First, its another example of developers skipping the "bohemain" phase of gentrification, and parachuting investment banker types directly into slums. For what its worth, the bohemian LES never extended this far east.
Second, the project is still going ahead despite the economic climate. Another sign that people still believe that the recession will be short.
Slightly off the topic, the nearby stretch of Clinton Street in the LES seems to have changed more than any other part of the city during the year I was away.
Prodigal son, I'd like to quibble with your points. First, the bohemian LES most certainly went this far east. Sin-é was on Attorney, though it's since closed. Tons of "bohemian types went there. Half the tenements on Attorney are filled with market rate hipsters.
Second what do you mean by "the project is still going ahead?" They put the listing up for sale. There is no mention of a project. People can put up whatever listings they want - doesn't mean somebody will buy it.
Third - while Clinton street certainly evolved very rapidly, it didn't happen in a year. 71 Clinton Fresh Food opened like 9 years ago, then Alias and AKA cafe, and it's been pretty steady ever since
Sorry for being a bit hyperbolic. I spent lots of time at Sin-e on Attorney, and at Parkside Lounge a block over, which is still going strong. You also have the Delancey which is well east of Clinton. I know people who lived in the area.
Still, walk a block west on Houston from Parkside today and you might as well be in East Harlem. My overall point is that past Clinton Street you were entering into a sort of frontier zone of the initial phase of gentrification.
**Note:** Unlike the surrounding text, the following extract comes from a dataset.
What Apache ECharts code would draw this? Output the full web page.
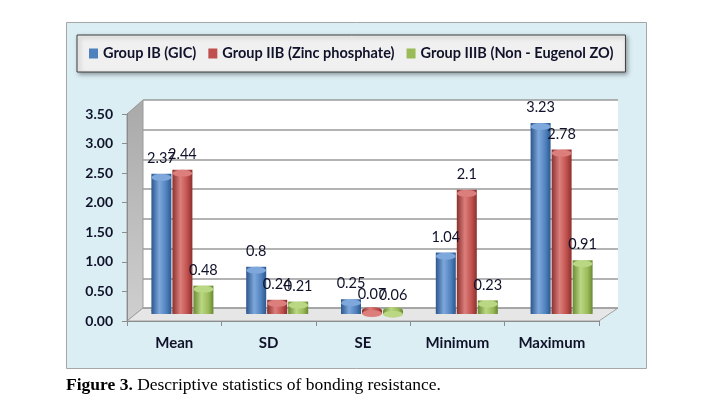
<!DOCTYPE html>
<html>
<head>
<meta charset="utf-8">
<script src="https://cdn.jsdelivr.net/npm/echarts@6/dist/echarts.min.js"></script>
<style>
  html, body { margin: 0; padding: 0; background: #fff; }
  #chart { width: 716px; height: 405px; }
</style>
</head>
<body>
<div id="chart"></div>
<script>
const categories = ['Mean', 'SD', 'SE', 'Minimum', 'Maximum']
const groupNames = ['Group IB (GIC)', 'Group IIB (Zinc phosphate)', 'Group IIIB (Non - Eugenol ZO)']
const groupIB = [2.37, 0.8, 0.25, 1.04, 3.23]
const groupIIB = [2.44, 0.24, 0.07, 2.1, 2.78]
const groupIIIB = [0.48, 0.21, 0.06, 0.23, 0.91]
const yTicks = [0, 0.5, 1, 1.5, 2, 2.5, 3, 3.5]

// colours: base, dark edge, highlight
const palette = [
  ['#4F81BD', '#2c578c', '#7ea7db'],
  ['#C0504D', '#8a302d', '#dc7f7c'],
  ['#9BBB59', '#6a8a33', '#bad784'],
]

// 3d-ish layout: back wall, middle (bars), front (axis)
const back = { left: 143, right: 618, top: 100, bottom: 308 }
const front = { left: 127, right: 599, top: 114, bottom: 321 }
const mid = { left: 135, right: 609, top: 107, bottom: 314 }

function cyl(c) {
  return new echarts.graphic.LinearGradient(0, 0, 1, 0, [
    { offset: 0, color: c[1] },
    { offset: 0.4, color: c[2] },
    { offset: 0.75, color: c[0] },
    { offset: 1, color: c[1] },
  ])
}

const chart = echarts.init(document.getElementById('chart'))
const values = [groupIB, groupIIB, groupIIIB]

const series = []
values.forEach((d, i) => {
  series.push({
    name: groupNames[i],
    type: 'bar',
    xAxisIndex: 2,
    yAxisIndex: 2,
    data: d,
    barWidth: 20,
    barGap: '5%',
    z: 3,
    itemStyle: { color: cyl(palette[i]) },
    label: {
      show: true,
      position: 'top',
      distance: 8,
      color: '#10122a',
      fontFamily: 'Lato',
      fontSize: 14.5,
    },
  })
})
values.forEach((d, i) => {
  series.push({
    name: 'top' + i,
    type: 'pictorialBar',
    xAxisIndex: 2,
    yAxisIndex: 2,
    data: d,
    barWidth: 20,
    barGap: '5%',
    symbol: 'circle',
    symbolSize: [20, 7],
    symbolPosition: 'end',
    z: 4,
    itemStyle: { color: palette[i][2], borderColor: palette[i][1], borderWidth: 0.6 },
  })
  series.push({
    name: 'bottom' + i,
    type: 'pictorialBar',
    xAxisIndex: 3,
    yAxisIndex: 2,
    data: d,
    barWidth: 20,
    barGap: '5%',
    symbol: 'circle',
    symbolSize: [20, 7],
    symbolPosition: 'start',
    z: 2,
    itemStyle: { color: cyl(palette[i]) },
  })
})

const hiddenX = (grid) => ({
  type: 'category', gridIndex: grid, data: categories, show: false,
})

const option = {
  animation: false,
  title: {
    text: '{b|Figure 3.} Descriptive statistics of bonding resistance.',
    left: 61,
    top: 371,
    textStyle: {
      fontFamily: 'Liberation Serif',
      fontSize: 17.5,
      fontWeight: 'normal',
      color: '#000',
      rich: { b: { fontFamily: 'Liberation Serif', fontSize: 17.5, fontWeight: 'bold', color: '#000' } },
    },
  },
  legend: {
    data: groupNames.map((n, i) => ({ name: n, itemStyle: { color: palette[i][0] } })),
    left: 77,
    top: 35,
    padding: [11, 12],
    itemGap: 12,
    itemWidth: 9,
    itemHeight: 10,
    icon: 'rect',
    backgroundColor: '#f0f0f0',
    borderColor: '#3f3f3f',
    borderWidth: 1,
    shadowBlur: 4,
    shadowColor: 'rgba(0,0,0,0.35)',
    shadowOffsetX: 2,
    shadowOffsetY: 2,
    textStyle: { fontFamily: 'Lato', fontWeight: 'bold', fontSize: 14.5, color: '#10122a' },
  },
  graphic: [
    {
      type: 'rect', z: -100,
      shape: { x: 66.5, y: 22.5, width: 580, height: 346 },
      style: { fill: '#DBEEF4', stroke: '#a6a6a6', lineWidth: 1 },
    },
    {
      type: 'polygon', z: -1,
      shape: { points: [[front.left, front.top], [back.left, back.top], [back.left, back.bottom], [front.left, front.bottom]] },
      style: { fill: new echarts.graphic.LinearGradient(0, 0, 0, 1, [{ offset: 0, color: '#a9a9a9' }, { offset: 1, color: '#cfcfcf' }]), stroke: '#9a9a9a' },
    },
    {
      type: 'polygon', z: -1,
      shape: { points: [[front.left, front.bottom], [back.left, back.bottom], [back.right, back.bottom], [front.right, front.bottom]] },
      style: { fill: '#e6e6e6', stroke: '#a0a0a0' },
    },
  ],
  grid: [
    { left: back.left, right: 716 - back.right, top: back.top, bottom: 405 - back.bottom, show: true, backgroundColor: '#fff', borderWidth: 0, z: -2 },
    { left: front.left, right: 716 - front.right, top: front.top, bottom: 405 - front.bottom },
    { left: mid.left, right: 716 - mid.right, top: mid.top, bottom: 405 - mid.bottom },
  ],
  xAxis: [
    hiddenX(0),
    {
      type: 'category', gridIndex: 1, data: categories,
      axisLine: { lineStyle: { color: '#8c8c8c' } },
      axisTick: { show: true, length: 5, lineStyle: { color: '#8c8c8c' } },
      axisLabel: { margin: 15, fontFamily: 'Lato', fontWeight: 'bold', fontSize: 15, color: '#10122a' },
    },
    hiddenX(2),
    hiddenX(2),
  ],
  yAxis: [
    {
      type: 'value', gridIndex: 0, min: 0, max: 3.5, interval: 0.5,
      axisLabel: { show: false }, axisLine: { show: false }, axisTick: { show: false },
      splitLine: { lineStyle: { color: '#9a9a9a', width: 1.5 } },
    },
    {
      type: 'value', gridIndex: 1, min: yTicks[0], max: yTicks[yTicks.length - 1], interval: 0.5,
      axisLine: { show: true, lineStyle: { color: '#8c8c8c' } },
      axisTick: { show: true, length: 5, lineStyle: { color: '#8c8c8c' } },
      splitLine: { show: false },
      axisLabel: {
        margin: 14, fontFamily: 'Lato', fontWeight: 'bold', fontSize: 14, color: '#10122a',
        formatter: (v) => v.toFixed(2),
      },
    },
    { type: 'value', gridIndex: 2, min: 0, max: 3.5, show: false },
  ],
  series: series,
}

chart.setOption(option)
</script>
</body>
</html>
Also, generally developers let the bohemian scene marinate into the hipster scene and so on until moving in. I think what has changed is that you no longer have the intermediate period.
Between Rivington and Houston, Clinton Street now has a bar that could fit comfortably anywhere in the UES, and a number of upscale restaurants and tapas bars that weren't there in 2007, so I stand by my contention that the street has changed quite a bit in the last year.